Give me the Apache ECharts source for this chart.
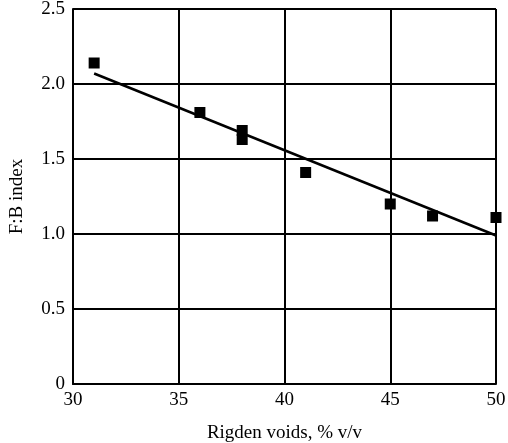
<!DOCTYPE html>
<html>
<head>
<meta charset="utf-8">
<script src="https://cdn.jsdelivr.net/npm/echarts@6/dist/echarts.min.js"></script>
<style>
  html, body { margin: 0; padding: 0; background: #fff; }
  #main { width: 508px; height: 443px; }
</style>
</head>
<body>
<div id="main"></div>
<script>
// measured points (Rigden voids vs F:B index)
const voids = [31, 36, 38, 38, 41, 45, 47, 50]
const fbIndex = [2.14, 1.81, 1.69, 1.63, 1.41, 1.2, 1.12, 1.11]
// fitted line end points
const fitX = [31, 50]
const fitY = [2.07, 0.99]

const font = '"Liberation Serif", "DejaVu Serif", serif'
const myChart = echarts.init(document.getElementById('main'))

myChart.setOption({
  animation: false,
  grid: { left: 73, right: 12, top: 9, bottom: 59, outerBoundsMode: 'none' },
  xAxis: {
    type: 'value',
    min: 30,
    max: 50,
    interval: 5,
    name: 'Rigden voids, % v/v',
    nameLocation: 'middle',
    nameGap: 40,
    nameTextStyle: { fontFamily: font, fontSize: 19, color: '#000' },
    axisLine: { lineStyle: { color: '#000', width: 2 } },
    axisTick: { show: false },
    axisLabel: { fontFamily: font, fontSize: 19, color: '#000', margin: 7 },
    splitLine: { show: true, lineStyle: { color: '#000', width: 2 } }
  },
  yAxis: {
    type: 'value',
    min: 0,
    max: 2.5,
    interval: 0.5,
    name: 'F:B index',
    nameLocation: 'middle',
    nameGap: 46,
    nameTextStyle: { fontFamily: font, fontSize: 19, color: '#000' },
    axisLine: { show: true, lineStyle: { color: '#000', width: 2 } },
    axisTick: { show: false },
    axisLabel: {
      fontFamily: font, fontSize: 19, color: '#000', margin: 8,
      formatter: function (v) { return v === 0 ? '0' : v.toFixed(1) }
    },
    splitLine: { show: true, lineStyle: { color: '#000', width: 2 } }
  },
  series: [{
    type: 'line',
    data: fitX.map(function (x, i) { return [x, fitY[i]] }),
    showSymbol: false,
    lineStyle: { color: '#000', width: 2.5 },
    z: 3
  }, {
    type: 'scatter',
    data: voids.map(function (x, i) { return [x, fbIndex[i]] }),
    symbol: 'rect',
    symbolSize: 11,
    itemStyle: { color: '#000', opacity: 1 },
    z: 4
  }]
})
</script>
</body>
</html>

______________________________

▸ **Task requirements**: Repeat the material above in full and exactly, apart from the pictures.

▸ **Complete answer**:
Give me the Apache ECharts source for this chart.
<!DOCTYPE html>
<html>
<head>
<meta charset="utf-8">
<script src="https://cdn.jsdelivr.net/npm/echarts@6/dist/echarts.min.js"></script>
<style>
  html, body { margin: 0; padding: 0; background: #fff; }
  #main { width: 508px; height: 443px; }
</style>
</head>
<body>
<div id="main"></div>
<script>
// measured points (Rigden voids vs F:B index)
const voids = [31, 36, 38, 38, 41, 45, 47, 50]
const fbIndex = [2.14, 1.81, 1.69, 1.63, 1.41, 1.2, 1.12, 1.11]
// fitted line end points
const fitX = [31, 50]
const fitY = [2.07, 0.99]

const font = '"Liberation Serif", "DejaVu Serif", serif'
const myChart = echarts.init(document.getElementById('main'))

myChart.setOption({
  animation: false,
  grid: { left: 73, right: 12, top: 9, bottom: 59, outerBoundsMode: 'none' },
  xAxis: {
    type: 'value',
    min: 30,
    max: 50,
    interval: 5,
    name: 'Rigden voids, % v/v',
    nameLocation: 'middle',
    nameGap: 40,
    nameTextStyle: { fontFamily: font, fontSize: 19, color: '#000' },
    axisLine: { lineStyle: { color: '#000', width: 2 } },
    axisTick: { show: false },
    axisLabel: { fontFamily: font, fontSize: 19, color: '#000', margin: 7 },
    splitLine: { show: true, lineStyle: { color: '#000', width: 2 } }
  },
  yAxis: {
    type: 'value',
    min: 0,
    max: 2.5,
    interval: 0.5,
    name: 'F:B index',
    nameLocation: 'middle',
    nameGap: 46,
    nameTextStyle: { fontFamily: font, fontSize: 19, color: '#000' },
    axisLine: { show: true, lineStyle: { color: '#000', width: 2 } },
    axisTick: { show: false },
    axisLabel: {
      fontFamily: font, fontSize: 19, color: '#000', margin: 8,
      formatter: function (v) { return v === 0 ? '0' : v.toFixed(1) }
    },
    splitLine: { show: true, lineStyle: { color: '#000', width: 2 } }
  },
  series: [{
    type: 'line',
    data: fitX.map(function (x, i) { return [x, fitY[i]] }),
    showSymbol: false,
    lineStyle: { color: '#000', width: 2.5 },
    z: 3
  }, {
    type: 'scatter',
    data: voids.map(function (x, i) { return [x, fbIndex[i]] }),
    symbol: 'rect',
    symbolSize: 11,
    itemStyle: { color: '#000', opacity: 1 },
    z: 4
  }]
})
</script>
</body>
</html>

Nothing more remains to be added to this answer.